Burası yakınma ve sızlanma mekanı değil. Bu gidişte sadece Hamzaoğlu’nun suçu yok Hamzaoğlu’nu göreve ben getirmedim. Başkan Berna Gözbaşı ve yönetim getirdi. Berna başkanının sosyal medyadaki açıklamalarını okuduk. Bir taraftar ile söz düellosuna girmişti Berna Başkan. Buradan taraftarın söylediği sözleri bende kınıyorum. Yakışıksız ve haddi aşan söylemler olduğunu gördüm. O taraftar, “gidin artık.
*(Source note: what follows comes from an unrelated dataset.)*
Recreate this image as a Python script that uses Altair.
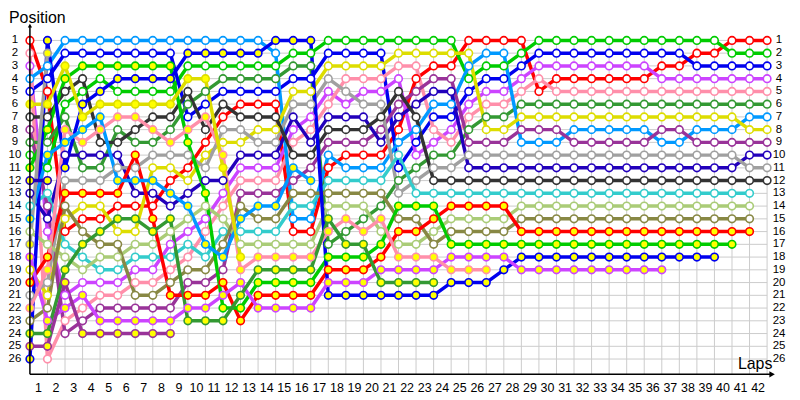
import altair as alt
import pandas as pd

# ---------------- data (position per lap, lap 0 = grid) ----------------
laps_axis = list(range(1, 43))
positions_axis = list(range(1, 27))

R = [1, 5, 16, 15, 15, 14, 14, 14, 12, 11, 9, 7, 6, 6, 6, 16, 16, 11, 10, 10, 10, 8, 4, 3, 3, 1, 1, 1, 1, 5, 4, 4, 4, 4, 4, 4, 3, 3, 2, 2, 1, 1, 1]
G = [10, 11, 6, 5, 4, 5, 5, 5, 5, 3, 3, 3, 3, 3, 3, 2, 2, 1, 1, 1, 1, 1, 1, 1, 1, 4, 3, 3, 2, 1, 1, 1, 1, 1, 1, 1, 1, 1, 1, 1, 2, 2, 2]
B = [5, 4, 2, 2, 2, 2, 2, 2, 2, 7, 6, 5, 5, 5, 5, 4, 4, 2, 2, 2, 2, 11, 9, 7, 7, 5, 4, 4, 3, 2, 2, 2, 2, 2, 2, 2, 2, 2, 3, 3, 3, 3, 3]
V = [3, 16, 21, 20, 20, 20, 19, 19, 17, 16, 15, 13, 11, 11, 11, 8, 7, 5, 6, 5, 5, 4, 10, 9, 8, 6, 5, 5, 4, 3, 3, 3, 3, 3, 3, 3, 4, 4, 4, 4, 4, 4, 4]
PK = [2, 26, 23, 22, 21, 21, 20, 20, 19, 18, 16, 14, 12, 12, 12, 9, 8, 6, 4, 4, 4, 3, 3, 8, 9, 7, 6, 6, 5, 4, 5, 5, 5, 5, 5, 5, 5, 5, 5, 5, 5, 5, 5]
DG = [9, 9, 7, 11, 11, 8, 9, 9, 8, 6, 5, 4, 4, 4, 4, 3, 3, 17, 16, 15, 14, 12, 11, 10, 10, 8, 7, 7, 6, 6, 6, 6, 6, 6, 6, 6, 6, 6, 6, 6, 6, 6, 6]
SB = [4, 3, 1, 1, 1, 1, 1, 1, 1, 1, 1, 1, 1, 1, 2, 15, 15, 10, 11, 11, 11, 9, 8, 6, 6, 3, 2, 2, 9, 9, 9, 8, 8, 8, 8, 8, 9, 9, 8, 8, 8, 7, 7]
Y = [19, 21, 15, 14, 14, 16, 16, 11, 11, 12, 10, 9, 9, 8, 8, 5, 5, 3, 3, 3, 3, 2, 2, 2, 2, 2, 8, 8, 7, 7, 7, 7, 7, 7, 7, 7, 7, 7, 7, 7, 7, 8, 8]
DP = [8, 14, 24, 23, 22, 22, 22, 22, 22, 20, 20, 19, 13, 13, 13, 12, 11, 9, 9, 9, 8, 6, 5, 4, 4, 9, 9, 9, 8, 8, 8, 9, 9, 9, 9, 9, 8, 8, 9, 9, 9, 9, 9]
N = [13, 15, 10, 10, 10, 10, 13, 13, 14, 13, 12, 12, 10, 10, 10, 7, 9, 7, 7, 7, 9, 7, 6, 5, 5, 11, 11, 11, 11, 11, 11, 11, 11, 11, 11, 11, 11, 11, 11, 11, 11, 10, 10]
GR = [21, 20, 12, 12, 12, 11, 11, 10, 10, 10, 11, 8, 8, 9, 9, 6, 6, 4, 5, 6, 6, 13, 12, 11, 11, 10, 10, 10, 10, 10, 10, 10, 10, 10, 10, 10, 10, 10, 10, 10, 10, 11, 11]
BK = [7, 7, 5, 4, 9, 9, 8, 7, 7, 5, 8, 6, 7, 7, 7, 10, 10, 8, 8, 8, 7, 5, 7, 12, 12, 12, 12, 12, 12, 12, 12, 12, 12, 12, 12, 12, 12, 12, 12, 12, 12, 12, 12]
C = [14, 13, 17, 18, 19, 19, 18, 18, 18, 17, 18, 16, 16, 16, 16, 14, 14, 12, 12, 12, 12, 10, 13, 13, 13, 13, 13, 13, 13, 13, 13, 13, 13, 13, 13, 13, 13, 13, 13, 13, 13, 13]
LO = [16, 17, 18, 19, 18, 18, 17, 17, 16, 15, 14, 15, 17, 17, 17, 17, 17, 14, 14, 14, 16, 17, 17, 16, 15, 15, 15, 15, 14, 14, 14, 14, 14, 14, 14, 14, 14, 14, 14, 14, 14, 14]
O = [23, 22, 14, 16, 17, 17, 21, 21, 20, 19, 19, 17, 14, 15, 15, 13, 13, 13, 13, 13, 13, 15, 15, 17, 16, 16, 16, 16, 15, 15, 15, 15, 15, 15, 15, 15, 15, 15, 15, 15, 15, 15]
r = [20, 18, 13, 13, 13, 13, 10, 15, 21, 21, 21, 20, 23, 21, 21, 21, 21, 19, 19, 19, 18, 16, 16, 15, 14, 14, 14, 14, 16, 16, 16, 16, 16, 16, 16, 16, 16, 16, 16, 16, 16, 16]
g = [11, 8, 4, 3, 3, 3, 3, 3, 3, 9, 13, 22, 22, 20, 20, 20, 20, 18, 18, 18, 17, 14, 14, 14, 17, 17, 17, 17, 17, 17, 17, 17, 17, 17, 17, 17, 17, 17, 17, 17, 17]
b = [26, 1, 11, 6, 5, 4, 4, 4, 4, 2, 2, 2, 2, 2, 1, 1, 1, 21, 21, 21, 21, 21, 21, 21, 20, 20, 20, 19, 18, 18, 18, 18, 18, 18, 18, 18, 18, 18, 18, 18]
v = [18, 23, 22, 21, 23, 23, 23, 23, 23, 22, 22, 21, 20, 22, 22, 22, 22, 20, 20, 20, 19, 19, 19, 19, 18, 18, 18, 18, 19, 19, 19, 19, 19, 19, 19, 19, 19]
pk = [22, 19, 8, 9, 8, 7, 7, 8, 9, 8, 7, 10, 19, 18, 18, 18, 18, 16, 15, 16, 15, 18, 18, 18, 19, 19, 19]
dg = [24, 24, 19, 17, 16, 15, 15, 16, 15, 23, 23, 23, 21, 19, 19, 19, 19, 15, 17, 17, 20, 20, 20, 20]
sb = [15, 10, 9, 8, 7, 12, 12, 12, 13, 14, 17, 18, 15, 14, 14, 11, 12]
y = [6, 6, 3, 7, 6, 6, 6, 6, 6, 4, 4, 11, 18]
dp = [25, 25, 20, 24, 24, 24, 24, 24, 24]
gr = [17, 2]
n = [12, 12]

series = {
    "R": R, "G": G, "B": B, "V": V, "PK": PK, "DG": DG, "SB": SB, "Y": Y,
    "DP": DP, "N": N, "GR": GR, "BK": BK, "C": C, "LO": LO, "O": O,
    "r": r, "g": g, "b": b, "v": v, "pk": pk, "dg": dg, "sb": sb, "y": y,
    "dp": dp, "gr": gr, "n": n,
}

# ---------------- styles ----------------
base_colors = {
    "R": "#FF0000", "G": "#00CC00", "B": "#0000EE", "V": "#CC44FF",
    "PK": "#FF8FAA", "DG": "#339933", "SB": "#0099FF", "Y": "#DDDD00",
    "DP": "#993399", "N": "#2200BB", "GR": "#A0A0A0", "BK": "#333333",
    "C": "#33CCCC", "LO": "#AACC77", "O": "#888844",
}
ids = list(series.keys())
colors = [base_colors[k.upper()] for k in ids]

rows = []
for k, vals in series.items():
    kind = "open" if k.isupper() else "yellow"
    for lap, pos in enumerate(vals):
        rows.append({"driver": k, "lap": lap, "pos": pos, "kind": kind})
df = pd.DataFrame(rows)

W, H = 740, 348
YMAX = 27.2
pos1_px = H / YMAX
FONT = "Liberation Sans"

xs = alt.Scale(domain=[0, 42], nice=False, zero=False)
ys = alt.Scale(domain=[0, YMAX], reverse=True, nice=False, zero=False)

one = pd.DataFrame({"a": [0]})

hgrid = alt.Chart(pd.DataFrame({"pos": positions_axis})).mark_rule(
    color="#CCCCCC", strokeWidth=1
).encode(y=alt.Y("pos:Q", scale=ys, axis=None), x=alt.value(0), x2=alt.value(W))

vgrid = alt.Chart(pd.DataFrame({"lap": laps_axis})).mark_rule(
    color="#CCCCCC", strokeWidth=1
).encode(x=alt.X("lap:Q", scale=xs, axis=None), y=alt.value(pos1_px), y2=alt.value(H))

lines = alt.Chart(df).mark_line(strokeWidth=3.5, strokeCap="round", strokeJoin="round").encode(
    x=alt.X("lap:Q", scale=xs, axis=None),
    y=alt.Y("pos:Q", scale=ys, axis=None),
    color=alt.Color("driver:N", scale=alt.Scale(domain=ids, range=colors), legend=None),
    detail="driver:N",
)

points = alt.Chart(df).mark_point(
    shape="circle", filled=True, size=58, strokeWidth=1.6, opacity=1
).encode(
    x=alt.X("lap:Q", scale=xs, axis=None),
    y=alt.Y("pos:Q", scale=ys, axis=None),
    stroke=alt.Stroke("driver:N", scale=alt.Scale(domain=ids, range=colors), legend=None),
    fill=alt.Fill("kind:N", scale=alt.Scale(domain=["open", "yellow"], range=["#FFFFFF", "#FFFF00"]), legend=None),
)

yaxis_line = alt.Chart(one).mark_rule(color="black", strokeWidth=1.5).encode(
    x=alt.value(0), y=alt.value(-2), y2=alt.value(H)
)
xaxis_line = alt.Chart(one).mark_rule(color="black", strokeWidth=1.5).encode(
    y=alt.value(H), x=alt.value(0), x2=alt.value(744)
)
yarrow = alt.Chart(one).mark_point(shape="triangle-up", filled=True, color="black", size=18, opacity=1).encode(
    x=alt.value(0), y=alt.value(-2)
)
xarrow = alt.Chart(one).mark_point(shape="triangle-right", filled=True, color="black", size=40, opacity=1).encode(
    x=alt.value(745), y=alt.value(H)
)

left_labels = alt.Chart(pd.DataFrame({"pos": positions_axis})).mark_text(
    align="center", baseline="middle", font=FONT, fontSize=11.5, color="black"
).encode(y=alt.Y("pos:Q", scale=ys, axis=None), x=alt.value(-15), text="pos:Q")

right_labels = alt.Chart(pd.DataFrame({"pos": positions_axis})).mark_text(
    align="center", baseline="middle", font=FONT, fontSize=11.5, color="black"
).encode(y=alt.Y("pos:Q", scale=ys, axis=None), x=alt.value(752), text="pos:Q")

bottom_labels = alt.Chart(pd.DataFrame({"lap": laps_axis})).mark_text(
    align="center", baseline="middle", dx=-9, font=FONT, fontSize=12.5, color="black"
).encode(x=alt.X("lap:Q", scale=xs, axis=None), y=alt.value(H + 14), text="lap:Q")

pos_title = alt.Chart(one).mark_text(
    text="Position", align="left", baseline="alphabetic", font=FONT, fontSize=16, color="black"
).encode(x=alt.value(-21), y=alt.value(-5))

laps_title = alt.Chart(one).mark_text(
    text="Laps", align="center", baseline="alphabetic", font=FONT, fontSize=16, color="black"
).encode(x=alt.value(728), y=alt.value(H - 5))

chart = alt.layer(
    hgrid, vgrid, lines, points, yaxis_line, xaxis_line, yarrow, xarrow,
    left_labels, right_labels, bottom_labels, pos_title, laps_title,
).properties(
    width=W, height=H,
    padding={"left": 22, "top": 19, "right": 25, "bottom": 20},
    autosize=alt.AutoSizeParams(type="none"),
).configure_view(strokeWidth=0)

chart.save("out.html", embed_options={"renderer": "svg", "actions": False})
Bu takım için bir şey yapmak istiyorsanız gidin, bırakın gidin’ diye yazmıştı.
Berna başkanın cevabını satırı-satırına aktarıyorum. “Senin takımın bile yoktu ben olmasam. Kes sesini”.
Berna başkanının bu söylemleri de masum değil. Bu konu ile ilgili görüşlerini aktaranlar oldu.
Genç kardeşim Muhammed de bir yazısında bu konuya değinmişti. Güzel bir üslupla yanlışları göz önüne sermişti. Bu kadar izahattan sonra o meşhur fıkraya geleyim.
“Camcı” başlığı ile aktarılan fıkrayı okumanızı istiyorum. Bu konuda yorum yapmadan işte size camcı fıkrası:
“Kadının biri mutfağının camı kırıldığı için camcı çağırmış.
Bir süre sonrakapı çalmış.
Kadın “kim o” diye sorduğunda kapıdaki adam:” camcı ulen “ demiş.
Camcı içeri girip işine koyulmuş, kadın da başka bir odada TV izlemeye başlamış.
Bir süre sonra kapı tekrar çalmış.
Kadın kapıya gidip “kim o” diye sorduğunda tekrar “camcı ulen!” cevabını almış.
Bunun üzerine kadın “Camcı az önce geldi” demiş.
Kapıdaki adam aynen şu cevabı vermiş: “Düştük ulen!”...
Lig malum sonuçla biterse o zaman ne olur? Teknik patron Hamza Hamzaoğlu çeker gider.
Futbolcuları zaten bağlasan da durmazlar. Olan yine Kayseri’ye olur, taraftara olur.